• **Job**
Retype exactly what runs from the first line of the data to the line with "import * as d3 from 'd3';", keeping both of those lines and skipping pictures.
↓↓↓
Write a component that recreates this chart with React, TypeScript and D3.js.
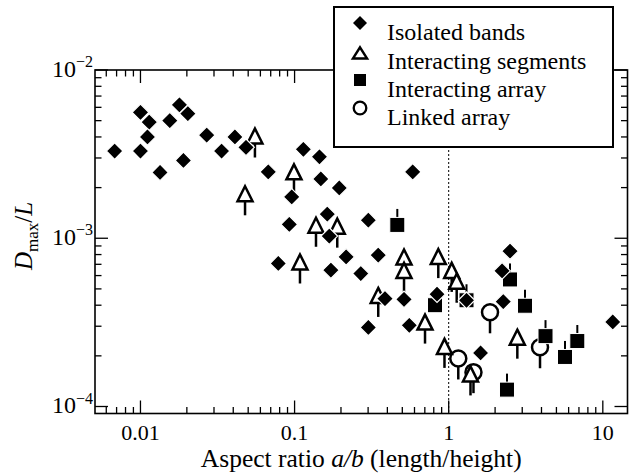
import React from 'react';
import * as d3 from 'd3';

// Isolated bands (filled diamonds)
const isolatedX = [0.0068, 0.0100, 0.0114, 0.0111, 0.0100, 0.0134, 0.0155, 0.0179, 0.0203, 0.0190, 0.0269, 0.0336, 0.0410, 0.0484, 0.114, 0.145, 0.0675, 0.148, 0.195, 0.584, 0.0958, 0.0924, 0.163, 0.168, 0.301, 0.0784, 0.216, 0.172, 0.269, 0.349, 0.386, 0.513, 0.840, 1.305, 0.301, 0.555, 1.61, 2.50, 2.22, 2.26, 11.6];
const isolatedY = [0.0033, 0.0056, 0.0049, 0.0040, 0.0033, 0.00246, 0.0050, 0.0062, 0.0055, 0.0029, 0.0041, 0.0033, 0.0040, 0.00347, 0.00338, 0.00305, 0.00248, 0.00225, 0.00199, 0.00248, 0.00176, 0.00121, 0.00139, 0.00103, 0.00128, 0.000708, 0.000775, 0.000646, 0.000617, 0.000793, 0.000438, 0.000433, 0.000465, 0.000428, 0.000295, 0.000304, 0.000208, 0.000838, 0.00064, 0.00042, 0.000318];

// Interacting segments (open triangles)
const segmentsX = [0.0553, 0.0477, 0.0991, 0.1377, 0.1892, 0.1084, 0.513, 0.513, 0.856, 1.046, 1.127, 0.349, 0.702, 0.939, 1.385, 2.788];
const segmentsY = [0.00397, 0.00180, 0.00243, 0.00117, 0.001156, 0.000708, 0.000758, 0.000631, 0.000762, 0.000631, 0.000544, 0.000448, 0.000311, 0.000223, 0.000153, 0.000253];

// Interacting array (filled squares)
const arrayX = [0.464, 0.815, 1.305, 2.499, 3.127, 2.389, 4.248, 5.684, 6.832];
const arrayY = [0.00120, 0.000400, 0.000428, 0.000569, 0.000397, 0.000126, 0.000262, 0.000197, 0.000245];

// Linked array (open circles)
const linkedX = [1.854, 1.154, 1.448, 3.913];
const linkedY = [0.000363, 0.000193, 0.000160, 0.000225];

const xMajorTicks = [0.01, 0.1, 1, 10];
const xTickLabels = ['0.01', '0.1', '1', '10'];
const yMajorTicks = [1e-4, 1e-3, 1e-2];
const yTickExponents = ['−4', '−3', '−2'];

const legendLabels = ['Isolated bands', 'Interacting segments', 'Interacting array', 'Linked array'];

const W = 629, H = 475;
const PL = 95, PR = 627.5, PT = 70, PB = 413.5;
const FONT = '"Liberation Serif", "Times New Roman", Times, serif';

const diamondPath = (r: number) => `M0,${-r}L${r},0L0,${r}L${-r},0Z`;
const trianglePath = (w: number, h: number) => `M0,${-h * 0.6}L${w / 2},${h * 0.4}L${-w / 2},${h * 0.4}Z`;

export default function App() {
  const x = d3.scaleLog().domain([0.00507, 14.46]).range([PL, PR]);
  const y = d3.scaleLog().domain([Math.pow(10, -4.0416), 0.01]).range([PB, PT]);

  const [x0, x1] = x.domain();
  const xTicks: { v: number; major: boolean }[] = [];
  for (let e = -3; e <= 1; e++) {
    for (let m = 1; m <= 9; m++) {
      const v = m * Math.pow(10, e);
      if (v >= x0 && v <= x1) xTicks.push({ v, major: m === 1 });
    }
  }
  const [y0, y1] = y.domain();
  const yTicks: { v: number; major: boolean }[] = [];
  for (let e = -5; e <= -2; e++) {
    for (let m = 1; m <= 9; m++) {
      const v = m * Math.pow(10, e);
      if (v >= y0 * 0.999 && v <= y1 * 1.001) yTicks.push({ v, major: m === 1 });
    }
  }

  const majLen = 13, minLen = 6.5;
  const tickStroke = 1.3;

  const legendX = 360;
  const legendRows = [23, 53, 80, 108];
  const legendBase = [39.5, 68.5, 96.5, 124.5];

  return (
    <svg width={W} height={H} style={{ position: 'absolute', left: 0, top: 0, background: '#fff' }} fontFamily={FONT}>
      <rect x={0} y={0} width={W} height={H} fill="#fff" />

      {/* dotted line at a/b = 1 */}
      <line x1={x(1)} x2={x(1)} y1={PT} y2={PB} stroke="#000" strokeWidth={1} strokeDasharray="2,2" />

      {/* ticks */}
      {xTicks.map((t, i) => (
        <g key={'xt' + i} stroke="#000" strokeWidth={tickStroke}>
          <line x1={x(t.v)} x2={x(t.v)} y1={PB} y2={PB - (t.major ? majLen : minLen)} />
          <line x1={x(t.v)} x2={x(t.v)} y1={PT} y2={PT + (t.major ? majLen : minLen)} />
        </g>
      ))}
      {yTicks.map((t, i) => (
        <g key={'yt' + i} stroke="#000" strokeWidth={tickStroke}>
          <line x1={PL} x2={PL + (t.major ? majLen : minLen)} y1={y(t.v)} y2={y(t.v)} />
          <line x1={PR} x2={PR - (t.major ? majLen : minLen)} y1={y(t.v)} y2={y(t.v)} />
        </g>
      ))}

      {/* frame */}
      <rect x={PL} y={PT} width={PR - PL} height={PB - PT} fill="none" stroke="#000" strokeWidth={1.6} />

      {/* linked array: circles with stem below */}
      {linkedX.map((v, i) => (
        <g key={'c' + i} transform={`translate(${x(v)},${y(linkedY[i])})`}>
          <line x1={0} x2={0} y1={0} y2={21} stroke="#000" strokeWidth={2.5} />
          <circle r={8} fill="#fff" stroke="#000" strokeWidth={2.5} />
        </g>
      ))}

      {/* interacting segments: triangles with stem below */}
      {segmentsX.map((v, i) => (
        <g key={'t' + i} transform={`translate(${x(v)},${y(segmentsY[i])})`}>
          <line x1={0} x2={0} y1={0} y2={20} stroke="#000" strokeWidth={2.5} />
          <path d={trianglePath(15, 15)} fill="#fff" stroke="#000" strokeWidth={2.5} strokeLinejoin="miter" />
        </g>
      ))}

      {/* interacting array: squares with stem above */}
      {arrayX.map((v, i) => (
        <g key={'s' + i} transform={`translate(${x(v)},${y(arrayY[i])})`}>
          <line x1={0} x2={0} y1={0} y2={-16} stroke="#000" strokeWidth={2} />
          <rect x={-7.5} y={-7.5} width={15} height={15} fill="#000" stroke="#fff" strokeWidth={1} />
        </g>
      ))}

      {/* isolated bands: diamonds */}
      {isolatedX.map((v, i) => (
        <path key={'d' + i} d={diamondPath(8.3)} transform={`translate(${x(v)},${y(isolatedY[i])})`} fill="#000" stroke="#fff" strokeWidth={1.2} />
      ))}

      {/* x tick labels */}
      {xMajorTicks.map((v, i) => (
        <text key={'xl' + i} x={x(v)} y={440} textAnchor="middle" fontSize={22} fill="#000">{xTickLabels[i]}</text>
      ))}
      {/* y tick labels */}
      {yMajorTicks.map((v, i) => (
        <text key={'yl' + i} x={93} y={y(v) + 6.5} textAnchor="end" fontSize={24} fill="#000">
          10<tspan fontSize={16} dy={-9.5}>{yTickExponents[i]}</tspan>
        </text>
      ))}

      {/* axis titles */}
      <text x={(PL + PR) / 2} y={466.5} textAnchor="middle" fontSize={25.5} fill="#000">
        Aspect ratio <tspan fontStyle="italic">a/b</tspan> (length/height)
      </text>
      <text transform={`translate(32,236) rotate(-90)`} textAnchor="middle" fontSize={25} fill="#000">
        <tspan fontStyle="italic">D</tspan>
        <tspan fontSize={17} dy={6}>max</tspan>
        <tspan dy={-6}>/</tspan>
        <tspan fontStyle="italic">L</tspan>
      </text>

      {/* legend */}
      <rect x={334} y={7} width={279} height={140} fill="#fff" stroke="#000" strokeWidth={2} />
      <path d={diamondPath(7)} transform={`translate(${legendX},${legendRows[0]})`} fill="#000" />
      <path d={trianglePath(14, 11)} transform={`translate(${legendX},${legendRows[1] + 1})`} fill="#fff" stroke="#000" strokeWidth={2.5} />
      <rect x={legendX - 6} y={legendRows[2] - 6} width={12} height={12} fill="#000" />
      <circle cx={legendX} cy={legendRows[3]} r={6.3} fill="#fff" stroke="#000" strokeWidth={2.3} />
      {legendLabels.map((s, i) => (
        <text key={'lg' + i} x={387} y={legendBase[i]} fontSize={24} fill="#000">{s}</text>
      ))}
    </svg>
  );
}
↑↑↑
• **Full response**
Write a component that recreates this chart with React, TypeScript and D3.js.
import React from 'react';
import * as d3 from 'd3';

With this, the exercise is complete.